▶ Your task: Give all of the lines again, with nothing added or dropped.

— Start Provided records —

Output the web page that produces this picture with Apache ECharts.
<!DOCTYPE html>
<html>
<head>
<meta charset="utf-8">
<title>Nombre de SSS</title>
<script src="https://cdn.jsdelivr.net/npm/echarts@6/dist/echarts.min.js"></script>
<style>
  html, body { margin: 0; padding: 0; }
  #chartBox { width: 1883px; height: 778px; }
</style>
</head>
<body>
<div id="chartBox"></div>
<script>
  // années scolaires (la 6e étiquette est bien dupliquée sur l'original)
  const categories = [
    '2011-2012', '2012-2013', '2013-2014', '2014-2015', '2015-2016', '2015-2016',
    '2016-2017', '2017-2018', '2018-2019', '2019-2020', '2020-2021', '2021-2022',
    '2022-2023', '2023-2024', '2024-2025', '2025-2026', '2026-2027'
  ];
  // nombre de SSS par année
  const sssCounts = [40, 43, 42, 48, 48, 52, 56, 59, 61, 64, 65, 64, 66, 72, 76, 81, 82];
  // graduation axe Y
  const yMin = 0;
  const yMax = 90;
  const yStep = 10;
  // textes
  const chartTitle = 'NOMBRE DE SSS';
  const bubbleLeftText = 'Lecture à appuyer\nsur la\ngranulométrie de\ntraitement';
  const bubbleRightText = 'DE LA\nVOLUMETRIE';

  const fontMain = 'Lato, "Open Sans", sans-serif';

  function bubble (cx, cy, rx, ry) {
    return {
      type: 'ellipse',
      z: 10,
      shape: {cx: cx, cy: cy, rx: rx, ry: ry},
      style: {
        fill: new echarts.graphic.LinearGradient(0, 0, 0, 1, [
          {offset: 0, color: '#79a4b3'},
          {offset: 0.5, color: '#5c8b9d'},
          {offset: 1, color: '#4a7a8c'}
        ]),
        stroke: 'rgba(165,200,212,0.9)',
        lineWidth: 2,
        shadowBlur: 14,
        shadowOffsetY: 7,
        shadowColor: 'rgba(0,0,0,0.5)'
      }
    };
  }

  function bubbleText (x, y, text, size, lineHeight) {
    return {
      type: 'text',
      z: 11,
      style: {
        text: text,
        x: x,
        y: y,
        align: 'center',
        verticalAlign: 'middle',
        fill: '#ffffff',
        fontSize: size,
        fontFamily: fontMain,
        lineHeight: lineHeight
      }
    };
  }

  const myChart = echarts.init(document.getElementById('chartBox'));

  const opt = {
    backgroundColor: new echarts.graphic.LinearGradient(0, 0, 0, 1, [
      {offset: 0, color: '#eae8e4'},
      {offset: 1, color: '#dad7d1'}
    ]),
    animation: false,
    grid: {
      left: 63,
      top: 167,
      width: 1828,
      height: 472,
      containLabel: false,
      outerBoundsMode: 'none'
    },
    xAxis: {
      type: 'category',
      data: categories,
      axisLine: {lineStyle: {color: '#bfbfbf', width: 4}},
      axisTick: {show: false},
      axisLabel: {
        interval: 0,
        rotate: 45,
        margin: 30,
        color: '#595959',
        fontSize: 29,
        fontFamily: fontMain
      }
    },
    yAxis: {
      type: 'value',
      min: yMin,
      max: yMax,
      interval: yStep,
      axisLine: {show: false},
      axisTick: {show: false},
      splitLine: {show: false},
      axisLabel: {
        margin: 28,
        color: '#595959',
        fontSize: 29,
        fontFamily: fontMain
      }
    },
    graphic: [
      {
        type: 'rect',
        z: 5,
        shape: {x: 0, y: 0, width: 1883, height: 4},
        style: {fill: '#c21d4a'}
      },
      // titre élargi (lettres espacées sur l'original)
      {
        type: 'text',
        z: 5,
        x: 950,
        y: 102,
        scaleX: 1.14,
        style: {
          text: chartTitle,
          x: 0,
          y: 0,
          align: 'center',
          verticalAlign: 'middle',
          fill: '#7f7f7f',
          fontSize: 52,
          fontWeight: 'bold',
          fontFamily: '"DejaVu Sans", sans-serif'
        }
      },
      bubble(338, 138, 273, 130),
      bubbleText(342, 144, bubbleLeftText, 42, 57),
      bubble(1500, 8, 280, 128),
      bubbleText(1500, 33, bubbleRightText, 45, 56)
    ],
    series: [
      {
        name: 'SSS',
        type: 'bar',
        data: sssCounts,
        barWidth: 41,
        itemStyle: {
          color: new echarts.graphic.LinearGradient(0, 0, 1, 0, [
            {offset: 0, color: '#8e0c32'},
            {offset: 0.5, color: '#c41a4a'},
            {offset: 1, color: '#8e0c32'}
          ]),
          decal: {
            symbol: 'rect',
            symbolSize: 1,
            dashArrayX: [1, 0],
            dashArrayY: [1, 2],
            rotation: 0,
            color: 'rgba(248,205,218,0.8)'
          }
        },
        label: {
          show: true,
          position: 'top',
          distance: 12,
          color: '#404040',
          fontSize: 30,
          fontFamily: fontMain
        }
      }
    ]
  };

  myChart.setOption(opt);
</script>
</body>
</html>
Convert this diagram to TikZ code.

— End Provided records —

▶ Worked answer:
Output the web page that produces this picture with Apache ECharts.
<!DOCTYPE html>
<html>
<head>
<meta charset="utf-8">
<title>Nombre de SSS</title>
<script src="https://cdn.jsdelivr.net/npm/echarts@6/dist/echarts.min.js"></script>
<style>
  html, body { margin: 0; padding: 0; }
  #chartBox { width: 1883px; height: 778px; }
</style>
</head>
<body>
<div id="chartBox"></div>
<script>
  // années scolaires (la 6e étiquette est bien dupliquée sur l'original)
  const categories = [
    '2011-2012', '2012-2013', '2013-2014', '2014-2015', '2015-2016', '2015-2016',
    '2016-2017', '2017-2018', '2018-2019', '2019-2020', '2020-2021', '2021-2022',
    '2022-2023', '2023-2024', '2024-2025', '2025-2026', '2026-2027'
  ];
  // nombre de SSS par année
  const sssCounts = [40, 43, 42, 48, 48, 52, 56, 59, 61, 64, 65, 64, 66, 72, 76, 81, 82];
  // graduation axe Y
  const yMin = 0;
  const yMax = 90;
  const yStep = 10;
  // textes
  const chartTitle = 'NOMBRE DE SSS';
  const bubbleLeftText = 'Lecture à appuyer\nsur la\ngranulométrie de\ntraitement';
  const bubbleRightText = 'DE LA\nVOLUMETRIE';

  const fontMain = 'Lato, "Open Sans", sans-serif';

  function bubble (cx, cy, rx, ry) {
    return {
      type: 'ellipse',
      z: 10,
      shape: {cx: cx, cy: cy, rx: rx, ry: ry},
      style: {
        fill: new echarts.graphic.LinearGradient(0, 0, 0, 1, [
          {offset: 0, color: '#79a4b3'},
          {offset: 0.5, color: '#5c8b9d'},
          {offset: 1, color: '#4a7a8c'}
        ]),
        stroke: 'rgba(165,200,212,0.9)',
        lineWidth: 2,
        shadowBlur: 14,
        shadowOffsetY: 7,
        shadowColor: 'rgba(0,0,0,0.5)'
      }
    };
  }

  function bubbleText (x, y, text, size, lineHeight) {
    return {
      type: 'text',
      z: 11,
      style: {
        text: text,
        x: x,
        y: y,
        align: 'center',
        verticalAlign: 'middle',
        fill: '#ffffff',
        fontSize: size,
        fontFamily: fontMain,
        lineHeight: lineHeight
      }
    };
  }

  const myChart = echarts.init(document.getElementById('chartBox'));

  const opt = {
    backgroundColor: new echarts.graphic.LinearGradient(0, 0, 0, 1, [
      {offset: 0, color: '#eae8e4'},
      {offset: 1, color: '#dad7d1'}
    ]),
    animation: false,
    grid: {
      left: 63,
      top: 167,
      width: 1828,
      height: 472,
      containLabel: false,
      outerBoundsMode: 'none'
    },
    xAxis: {
      type: 'category',
      data: categories,
      axisLine: {lineStyle: {color: '#bfbfbf', width: 4}},
      axisTick: {show: false},
      axisLabel: {
        interval: 0,
        rotate: 45,
        margin: 30,
        color: '#595959',
        fontSize: 29,
        fontFamily: fontMain
      }
    },
    yAxis: {
      type: 'value',
      min: yMin,
      max: yMax,
      interval: yStep,
      axisLine: {show: false},
      axisTick: {show: false},
      splitLine: {show: false},
      axisLabel: {
        margin: 28,
        color: '#595959',
        fontSize: 29,
        fontFamily: fontMain
      }
    },
    graphic: [
      {
        type: 'rect',
        z: 5,
        shape: {x: 0, y: 0, width: 1883, height: 4},
        style: {fill: '#c21d4a'}
      },
      // titre élargi (lettres espacées sur l'original)
      {
        type: 'text',
        z: 5,
        x: 950,
        y: 102,
        scaleX: 1.14,
        style: {
          text: chartTitle,
          x: 0,
          y: 0,
          align: 'center',
          verticalAlign: 'middle',
          fill: '#7f7f7f',
          fontSize: 52,
          fontWeight: 'bold',
          fontFamily: '"DejaVu Sans", sans-serif'
        }
      },
      bubble(338, 138, 273, 130),
      bubbleText(342, 144, bubbleLeftText, 42, 57),
      bubble(1500, 8, 280, 128),
      bubbleText(1500, 33, bubbleRightText, 45, 56)
    ],
    series: [
      {
        name: 'SSS',
        type: 'bar',
        data: sssCounts,
        barWidth: 41,
        itemStyle: {
          color: new echarts.graphic.LinearGradient(0, 0, 1, 0, [
            {offset: 0, color: '#8e0c32'},
            {offset: 0.5, color: '#c41a4a'},
            {offset: 1, color: '#8e0c32'}
          ]),
          decal: {
            symbol: 'rect',
            symbolSize: 1,
            dashArrayX: [1, 0],
            dashArrayY: [1, 2],
            rotation: 0,
            color: 'rgba(248,205,218,0.8)'
          }
        },
        label: {
          show: true,
          position: 'top',
          distance: 12,
          color: '#404040',
          fontSize: 30,
          fontFamily: fontMain
        }
      }
    ]
  };

  myChart.setOption(opt);
</script>
</body>
</html>
Convert this diagram to TikZ code.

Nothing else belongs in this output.